Expression profiling by high throughput sequencing
Summary
High-throughput RNA-sequencing has now become the gold standard method for whole-transcriptome gene expression analysis. It is widely used in a number of applications studying various transcriptomes of cells and tissues. It is also being increasingly considered for a number of clinical applications, including expression profiling for diagnostics or alternative transcripts detection. However, RNA sequencing can be challenging in some situations, for instance due to low input quantities or degraded RNA samples. Several protocols have been proposed to overcome some of these challenges, and many are available as commercial kits. Here we perform a comprehensive testing of three recent commercial technologies for RNA-seq library preparation (Truseq, Smarter and Smarter Ultra-Low) on human reference tissue preparations, for standard (1ug), low (100 and 10 ng) and ultra-low (< 1 ng) input quantities, and for mRNA and total RNA, stranded or unstranded. We analyze the results using read quality and alignments metrics, gene detection and differential gene expression metrics.
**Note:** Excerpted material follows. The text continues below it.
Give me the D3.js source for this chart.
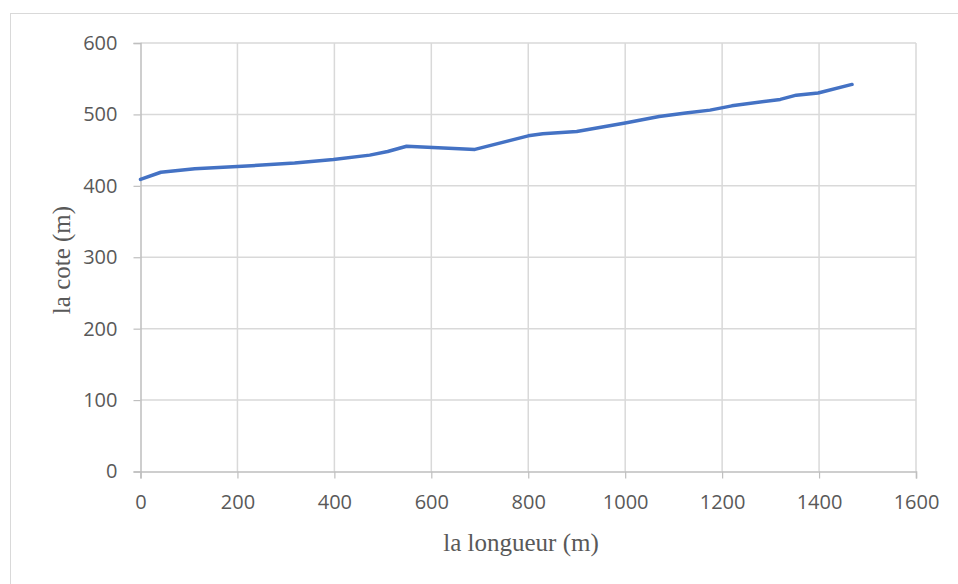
<!DOCTYPE html>
<html>
<head>
<meta charset="utf-8">
<script src="https://cdn.jsdelivr.net/npm/d3@7"></script>
<style>
  html, body { margin: 0; padding: 0; background: #fff; }
  svg { display: block; }
</style>
</head>
<body>
<svg id="chart" width="958" height="584"></svg>
<script>
// Longitudinal profile: distance along the route (m) vs elevation (m)
const longueur = [0, 42, 112, 200, 318, 398, 473, 510, 549, 690, 800, 830, 900, 1000, 1070, 1125, 1175, 1220, 1320, 1353, 1398, 1468];
const cote     = [409, 419, 424, 427, 432, 437, 443, 448, 455.5, 451, 470, 473, 476, 488, 497, 502, 506, 512, 521, 527, 530, 542];
const xTicks = [0, 200, 400, 600, 800, 1000, 1200, 1400, 1600];
const yTicks = [0, 100, 200, 300, 400, 500, 600];

const svg = d3.select("#chart");
const W = 958, H = 584;
const plot = { left: 140.5, right: 916, top: 43, bottom: 471.5 };

// chart frame
svg.append("rect")
  .attr("x", 10.5).attr("y", 13.5)
  .attr("width", W + 10).attr("height", H + 10)
  .attr("fill", "#fff").attr("stroke", "#d9d9d9").attr("stroke-width", 1);

const x = d3.scaleLinear().domain([0, 1600]).range([plot.left, plot.right]);
const y = d3.scaleLinear().domain([0, 600]).range([plot.bottom, plot.top]);

const tickFont = "'Open Sans', 'Liberation Sans', sans-serif";
const fmt = d3.format("d");

// horizontal gridlines
svg.append("g")
  .selectAll("line").data(yTicks.filter(d => d > 0)).join("line")
  .attr("x1", plot.left).attr("x2", plot.right)
  .attr("y1", d => y(d)).attr("y2", d => y(d))
  .attr("stroke", "#d9d9d9").attr("stroke-width", 1.5);

// vertical gridlines
svg.append("g")
  .selectAll("line").data(xTicks.filter(d => d > 0)).join("line")
  .attr("x1", d => x(d)).attr("x2", d => x(d))
  .attr("y1", plot.top).attr("y2", plot.bottom)
  .attr("stroke", "#d9d9d9").attr("stroke-width", 1.5);

// y axis
const yAxis = svg.append("g")
  .attr("transform", `translate(${plot.left},0)`)
  .call(d3.axisLeft(y).tickValues(yTicks).tickFormat(fmt).tickSize(7).tickPadding(16));
yAxis.select(".domain").attr("stroke", "#bfbfbf").attr("stroke-width", 1.5);
yAxis.selectAll(".tick line").attr("stroke", "#bfbfbf").attr("stroke-width", 1.2);
yAxis.selectAll(".tick text")
  .attr("fill", "#595959").style("font-family", tickFont).style("font-size", "20px");

// x axis
const xAxis = svg.append("g")
  .attr("transform", `translate(0,${plot.bottom})`)
  .call(d3.axisBottom(x).tickValues(xTicks).tickFormat(fmt).tickSize(7).tickPadding(16));
xAxis.select(".domain").attr("stroke", "#bfbfbf").attr("stroke-width", 1.5);
xAxis.selectAll(".tick line").attr("stroke", "#bfbfbf").attr("stroke-width", 1.2);
xAxis.selectAll(".tick text")
  .attr("fill", "#595959").style("font-family", tickFont).style("font-size", "20px");

// profile line
const line = d3.line().x((d, i) => x(longueur[i])).y(d => y(d));
svg.append("path")
  .datum(cote)
  .attr("d", line)
  .attr("fill", "none")
  .attr("stroke", "#4472c4")
  .attr("stroke-width", 3.5)
  .attr("stroke-linejoin", "round")
  .attr("stroke-linecap", "round");

// axis titles
svg.append("text")
  .attr("x", 521).attr("y", 551)
  .attr("text-anchor", "middle")
  .attr("fill", "#595959")
  .style("font-family", "'Liberation Serif', serif").style("font-size", "25px")
  .text("la longueur (m)");

svg.append("text")
  .attr("transform", "translate(70,260) rotate(-90)")
  .attr("text-anchor", "middle")
  .attr("fill", "#595959")
  .style("font-family", "'Liberation Serif', serif").style("font-size", "25px")
  .text("la cote (m)");
</script>
</body>
</html>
Overall, we show that the Truseq kit performs well at 100 ng input quantity, while the Smarter kit shows degraded performances for 100 and 10 ng input quantities, and that the Smarter Ultra-Low kit performs quite well for input quantities < 1 ng. All the results are discussed in details, and we provide guidelines for the selection of a RNA-seq library preparation kits by biologists.
Overall design
RNA-seq profiles of Human Universal Reference Total RNA (Clontech) and Human Brain reference RNA (Ambion) were generated by deep sequencing, in duplicate, using Illumina HiSeq2000 or 2500 sequencers.